Un termine fin troppo utilizzato per fare riferimento a una molteplicità di contenuti. Con auto-stima si intende invece qualcosa di molto specifico. Scendiamo nel dettaglio!
In Psicologia tutto ciò che comincia per “auto” implica solitamente qualcosa che è stato dapprima “appreso”. Questo è indicativo quindi del fatto che l'autostima non è qualcosa che si ha o non si ha, un elemento autodeterminato, una caratteristica possieduta o meno come l'altezza o il colore dei capelli.
Essa fa invece riferimento a una qualità interiore dell'individuo sviluppata a partire dall'esperienza che ciascuno di noi ha fatto della stima ricevuta da altri. E per altri si intende innanzitutto le nostre figure di attaccamento primarie: sentirsi amato e conseguentemente meritevole di ricevere tale amore costituisce la base per una buona autostima futura.
Il termine autostima deriva quindi dalla stima-di-sé ricevuta in origine, il cui livello viene “registrato” dalla nostra mente come il gradiente di riferimento con il quale confrontarci con il mondo, con le nostre aspettative circa la stima che possiamo ricevere ed il valore che noi stessi ci attribuiamo indirettamente e direttamente.
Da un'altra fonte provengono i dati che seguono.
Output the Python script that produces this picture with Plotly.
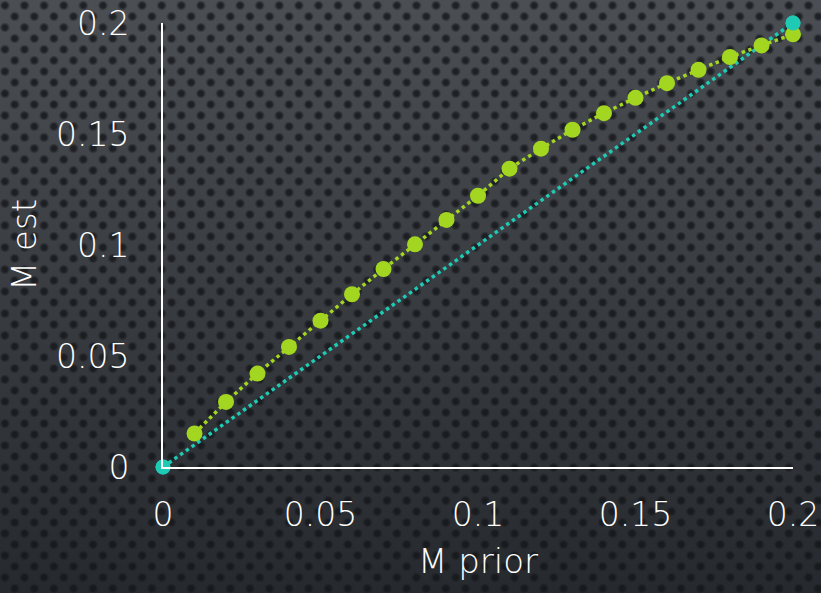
import base64
import plotly.graph_objects as go

# data
prior_green = [0.01, 0.02, 0.03, 0.04, 0.05, 0.06, 0.07, 0.08, 0.09, 0.10,
               0.11, 0.12, 0.13, 0.14, 0.15, 0.16, 0.17, 0.18, 0.19, 0.20]
est_green = [0.0151, 0.0293, 0.0421, 0.0541, 0.0659, 0.0778, 0.0892, 0.1003, 0.1113, 0.1222,
             0.1344, 0.1434, 0.1519, 0.1594, 0.1663, 0.1729, 0.1789, 0.1847, 0.1899, 0.1949]
prior_teal = [0.0, 0.2]
est_teal = [0.0, 0.2]
tick_vals = [0, 0.05, 0.1, 0.15, 0.2]
tick_text = ["0", "0.05", "0.1", "0.15", "0.2"]

W, H = 821, 593
L, R, T, B = 163, 28, 23, 126

GREEN = "#a3d621"
TEAL = "#1fcab5"
FONT = "DejaVu Sans"
FW = 200

svg = f"""<svg xmlns='http://www.w3.org/2000/svg' width='{W}' height='{H}'>
<defs>
<linearGradient id='g' x1='0' y1='0' x2='0' y2='1'>
<stop offset='0' stop-color='#4b4e53'/><stop offset='1' stop-color='#26292d'/></linearGradient>
<radialGradient id='d'><stop offset='0.45' stop-color='#14161a' stop-opacity='0.8'/>
<stop offset='1' stop-color='#14161a' stop-opacity='0'/></radialGradient>
<pattern id='p' width='19.6' height='22' patternUnits='userSpaceOnUse'>
<circle cx='4.9' cy='5.5' r='5.2' fill='url(#d)'/>
<circle cx='14.7' cy='16.5' r='5.2' fill='url(#d)'/>
</pattern>
</defs>
<rect width='{W}' height='{H}' fill='url(#g)'/>
<rect width='{W}' height='{H}' fill='url(#p)'/>
</svg>"""
bg_src = "data:image/svg+xml;base64," + base64.b64encode(svg.encode()).decode()

pw, ph = W - L - R, H - T - B

fig = go.Figure()
fig.add_trace(go.Scatter(
    x=prior_teal, y=est_teal, mode="lines+markers",
    line=dict(color=TEAL, width=3.5, dash="3.5px,3.5px"),
    marker=dict(color=TEAL, size=15),
    cliponaxis=False, showlegend=False, hoverinfo="skip"))
fig.add_trace(go.Scatter(
    x=prior_green, y=est_green, mode="lines+markers",
    line=dict(color=GREEN, width=3.5, dash="3.5px,3.5px"),
    marker=dict(color=GREEN, size=16),
    cliponaxis=False, showlegend=False, hoverinfo="skip"))
fig.add_trace(go.Scatter(
    x=prior_teal, y=est_teal, mode="markers",
    marker=dict(color=TEAL, size=15),
    cliponaxis=False, showlegend=False, hoverinfo="skip"))

tf = dict(size=33, color="white", family=FONT, weight=FW)
ttf = dict(size=34, color="white", family=FONT, weight=FW)
fig.update_layout(
    width=W, height=H, autosize=False,
    margin=dict(l=L, r=R, t=T, b=B, pad=0, autoexpand=False),
    paper_bgcolor="#33363a", plot_bgcolor="rgba(0,0,0,0)",
    font=dict(family=FONT, color="white", weight=FW),
    images=[dict(source=bg_src, xref="paper", yref="paper",
                 x=-L / pw, y=1 + T / ph, sizex=W / pw, sizey=H / ph,
                 xanchor="left", yanchor="top", sizing="stretch", layer="below")],
    xaxis=dict(range=[0, 0.2], tickvals=tick_vals, ticktext=tick_text, automargin=False,
               showgrid=False, zeroline=False, showline=True, linecolor="white", linewidth=2,
               ticks="", ticklabelstandoff=17, tickfont=tf,
               title=dict(text="M prior", font=ttf, standoff=17)),
    yaxis=dict(range=[0, 0.2], tickvals=tick_vals, ticktext=tick_text, automargin=False,
               showgrid=False, zeroline=False, showline=True, linecolor="white", linewidth=2,
               ticks="", ticklabelstandoff=25, tickfont=tf,
               title=dict(text="M est", font=ttf, standoff=9)),
)

fig.write_html("out.html", config={"displayModeBar": False},
               post_script="document.body.style.margin='0';document.body.style.overflow='hidden';")
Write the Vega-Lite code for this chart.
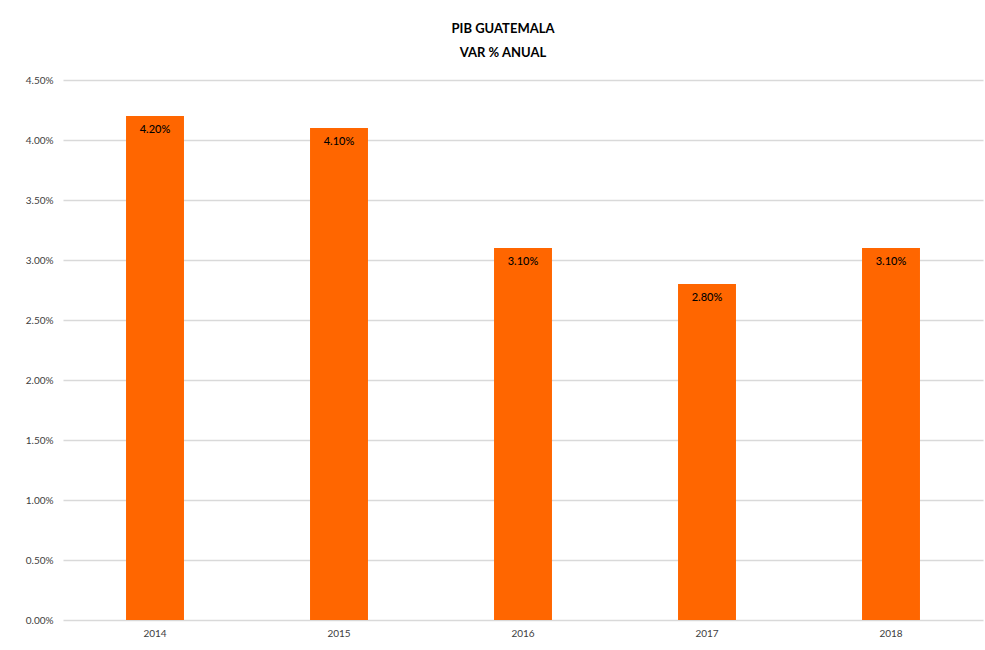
{
  "$schema": "https://vega.github.io/schema/vega-lite/v6.json",
  "width": 920,
  "height": 540,
  "autosize": {"type": "none"},
  "padding": {"left": 63, "top": 80, "right": 2, "bottom": 30},
  "background": "white",
  "config": {"view": {"stroke": null}, "font": "Lato"},
  "title": {
    "text": ["PIB GUATEMALA", "VAR % ANUAL"],
    "fontSize": 13,
    "fontWeight": "bold",
    "font": "Lato",
    "color": "#000000",
    "lineHeight": 24,
    "offset": 15,
    "anchor": "middle",
    "dx": -20
  },
  "data": {
    "values": [
      {"year": "2014", "value": 0.042},
      {"year": "2015", "value": 0.041},
      {"year": "2016", "value": 0.031},
      {"year": "2017", "value": 0.028},
      {"year": "2018", "value": 0.031}
    ]
  },
  "encoding": {
    "x": {
      "field": "year",
      "type": "nominal",
      "sort": null,
      "scale": {"paddingInner": 0.685, "paddingOuter": 0.3425},
      "axis": {
        "title": null,
        "labelAngle": 0,
        "labelFontSize": 10,
        "labelColor": "#404040",
        "labelPadding": 8,
        "domain": false,
        "ticks": false
      }
    },
    "y": {
      "field": "value",
      "type": "quantitative",
      "scale": {"domain": [0, 0.045], "nice": false},
      "axis": {
        "title": null,
        "format": ".2%",
        "values": [0, 0.005, 0.01, 0.015, 0.02, 0.025, 0.03, 0.035, 0.04, 0.045],
        "labelFontSize": 10,
        "labelColor": "#404040",
        "labelPadding": 10,
        "domain": false,
        "ticks": false,
        "gridColor": "#d9d9d9",
        "gridWidth": 1.5
      }
    }
  },
  "layer": [
    {"mark": {"type": "bar", "color": "#FF6600"}},
    {
      "mark": {"type": "text", "baseline": "top", "dy": 8, "fontSize": 11, "fontWeight": 500, "color": "#000000"},
      "encoding": {"text": {"field": "value", "format": ".2%"}}
    }
  ]
}
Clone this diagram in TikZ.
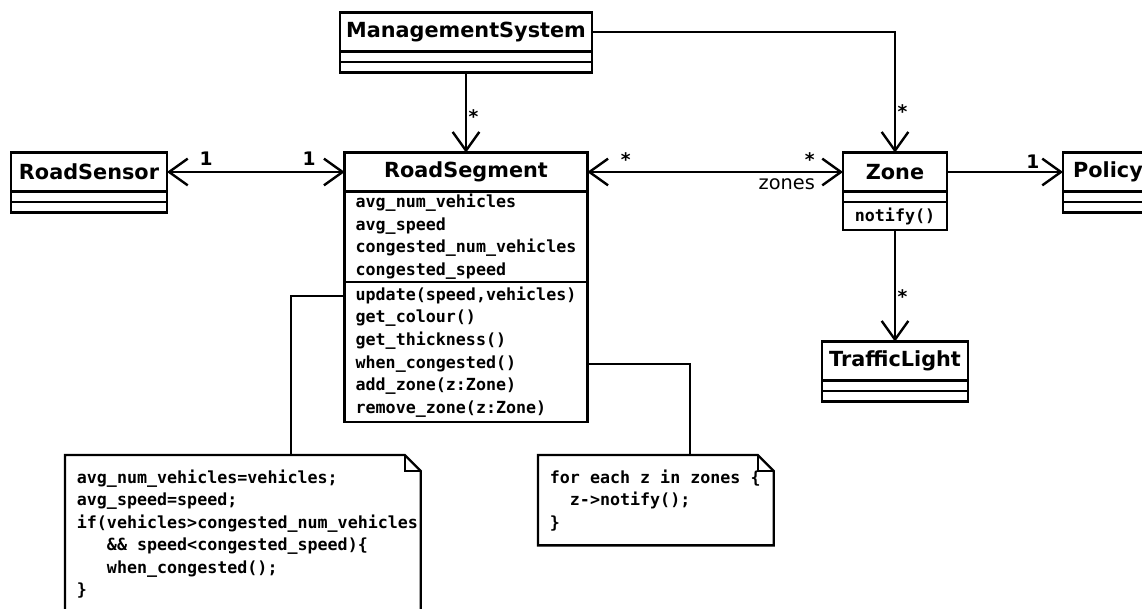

Sulla base di questa valutazione, esplicita o implicita, che abbiamo ricevuto da piccoli strutturiamo poi una valutazione personale relativa a ciò che noi pensiamo di essere e di valere. Questo spiega come sia possibile che vi siano individui che non eccellono in particolari ambiti o che non sono particolarmente attraenti, capaci o non hanno raggiunto alcuna posizione ritenuta generalmente di successo, ma che hanno un elevato livello di autostima, mentre altri individui che, pur essendo famosi, aver raggiunto un successo professionale, essere riconosciuti come acuti e stimati, presentano invece livelli molto bassi di autostima.
Nel processo di costruzione dell'autostima, hanno però un'importanza particolare le esperienze successive a quelle prettamente vissute con le proprie figure di riferimento: l'immagine che questi ultimi ci hanno rimandato può essere modificata, sia in positivo che in negativo, da quella riscontrata nei diversi contesti della vita esterna.
Fondamentali saranno le esperienze nel contesto scolastico, nel gruppo di pari, nella squadra sportiva, così come manterranno il loro importante ruolo le dinamiche che si creeranno in casa, tra i membri della famiglia, come con i fratelli e nel caso di separazioni/divorzi.
Se dapprima il bambino ha necessità di sperimentare il saper fare, di essere riconosciuto in questa sua capacità e risultare vittorioso nello svolgimento di alcuni compiti, il ragazzo e poi l'adulto hanno bisogno di confrontarsi con tali abilità anche nel contesto di relazione col mondo esterno che via via li circonda sempre in misura maggiore.
Ciò comporta anche che l'essere supportati in questo processo di scoperta sia delle proprie capacità e risorse che delle proprie potenzialità e limiti, favorisce quella sicurezza interna necessaria per sviluppare un adeguato livello di autostima, basato su un equilibrato rapporto tra ciò che si pensa di essere o saper fare e ciò che si vorrebbe essere o riuscire a fare, potendo così anche evitare di de-costruire la propria stima-di-sé in quelle occasioni in cui non si esce vincenti.
Considerando quindi che l'autostima è di per sé un aspetto soggettivo, poiché determinato da un'attribuzione di valore non oggettiva, si evince come possa essere modificata nel tempo, trovando soluzioni che possano far aumentare il valore che attribuiamo a noi stessi, riconsiderando le nostre aspettative e volgendo l'attenzione agli aspetti più validi, propositivi e unici di noi stessi piuttosto che essere sempre attenti a quelli che risultano inefficaci, imperfetti e sconvenienti.
Favorire un processo di autoconsapevolezza circa le proprie tipicità e unicità aiuta quindi a stimolare una visione di se stessi completa nel suo essere complessa e, in quanto tale, ricca di aspetti sia positivi che negativi.